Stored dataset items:
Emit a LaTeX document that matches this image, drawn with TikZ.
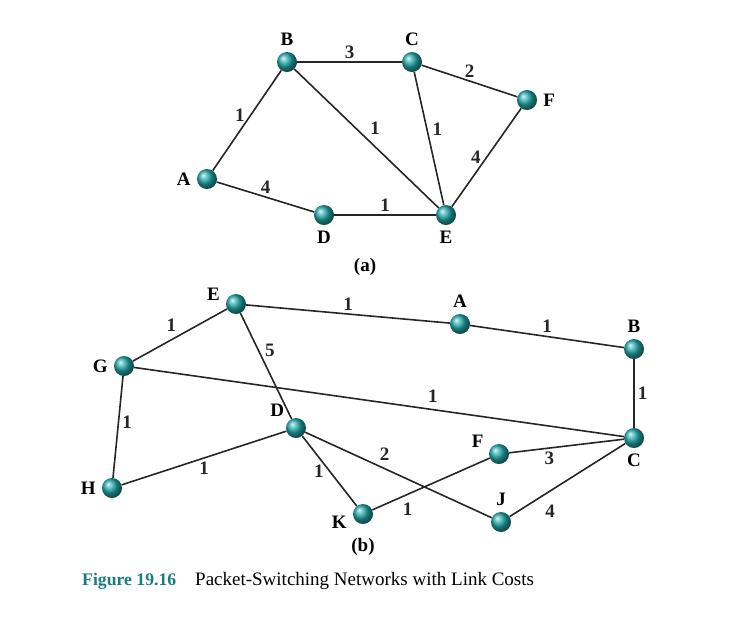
\documentclass[tikz,border=0pt]{standalone}
\usepackage{fontspec}
\setmainfont{Liberation Serif}
\usepackage{tikz}
\usetikzlibrary{positioning}
\definecolor{ballteal}{RGB}{35,170,170}
\definecolor{capteal}{RGB}{26,125,128}

\tikzset{
  router/.style={circle,shading=ball,ball color=ballteal,minimum size=20pt,inner sep=0pt},
  lbl/.style={font=\fontsize{19}{21}\selectfont\bfseries,inner sep=1pt},
  cost/.style={font=\fontsize{19}{21}\selectfont\bfseries,inner sep=3pt},
  link/.style={line width=1.6pt,black!85},
}

\begin{document}
\begin{tikzpicture}[x=1pt,y=-1pt,label distance=5pt]
  \useasboundingbox (0,0) rectangle (735,633);
  % (a)
  \node[router,label={[lbl]above:B}] (aB) at (287,62) {};
  \node[router,label={[lbl]above:C}] (aC) at (412,62) {};
  \node[router,label={[lbl]right:F}] (aF) at (527,100) {};
  \node[router,label={[lbl]left:A}] (aA) at (207,179) {};
  \node[router,label={[lbl]below:D}] (aD) at (324,215) {};
  \node[router,label={[lbl]below:E}] (aE) at (446,215) {};
  \path[link]
    (aA) edge node[cost,pos=.55,left,inner sep=5pt] {1} (aB)
    (aB) edge node[cost,above] {3} (aC)
    (aC) edge node[cost,above] {2} (aF)
    (aB) edge node[cost,above right] {1} (aE)
    (aC) edge node[cost,pos=.43,right,inner sep=5pt] {1} (aE)
    (aF) edge node[cost,left,inner sep=5pt] {4} (aE)
    (aA) edge node[cost,above] {4} (aD)
    (aD) edge node[cost,above] {1} (aE);
  \node[lbl] (capa) at (365,267) {(a)};
  % (b)
  \node[router,label={[lbl]170:E}] (bE) at (236,304) {};
  \node[router,label={[lbl]above:A}] (bA) at (460,324) {};
  \node[router,label={[lbl]above:B}] (bB) at (634,349) {};
  \node[router,label={[lbl]left:G}] (bG) at (124,366) {};
  \node[router,label={[lbl]above left:D}] (bD) at (296,428) {};
  \node[router,label={[lbl]below:C}] (bC) at (634,438) {};
  \node[router,label={[lbl]160:F}] (bF) at (499,454) {};
  \node[router,label={[lbl]left:H}] (bH) at (112,488) {};
  \node[router,label={[lbl,yshift=-8pt]left:K}] (bK) at (363,514) {};
  \node[router,label={[lbl]above:J}] (bJ) at (501,522) {};
  \path[link]
    (bE) edge node[cost,above] {1} (bA)
    (bA) edge node[cost,above] {1} (bB)
    (bG) edge node[cost,above left] {1} (bE)
    (bE) edge node[cost,pos=.35,right,inner sep=6pt] {5} (bD)
    (bG) edge node[cost,pos=.61,above,inner sep=6pt] {1} (bC)
    (bB) edge node[cost,right] {1} (bC)
    (bG) edge node[cost,pos=.45,right] {1} (bH)
    (bH) edge node[cost,below] {1} (bD)
    (bD) edge node[cost,left,inner sep=5pt] {1} (bK)
    (bD) edge node[cost,pos=.38,above right] {2} (bJ)
    (bF) edge node[cost,pos=.35,below] {3} (bC)
    (bK) edge node[cost,pos=.3,below,inner sep=8pt] {1} (bF)
    (bJ) edge node[cost,pos=.25,below right,inner sep=6pt] {4} (bC);
  \node[lbl] (capb) at (363,547) {(b)};
  % caption
  \node[anchor=base west,inner sep=0pt,font=\fontsize{17.7}{20}\selectfont\bfseries,text=capteal]
    (fig) at (82,585) {Figure 19.16};
  \node[anchor=base west,inner sep=0pt,font=\fontsize{19}{21}\selectfont]
    (title) at (195,585) {Packet-Switching Networks with Link Costs};
\end{tikzpicture}
\end{document}
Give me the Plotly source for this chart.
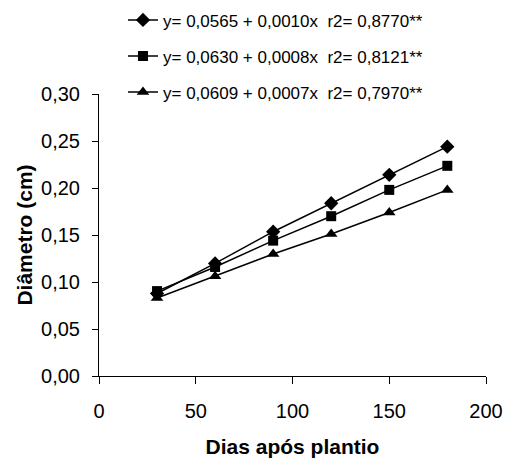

◆ WHAT TO PRODUCE:
Review the preceding data and report every line that includes the string "with".

◆ RESULT:
Emit a LaTeX document that matches this image, drawn with TikZ.
    (title) at (195,585) {Packet-Switching Networks with Link Costs};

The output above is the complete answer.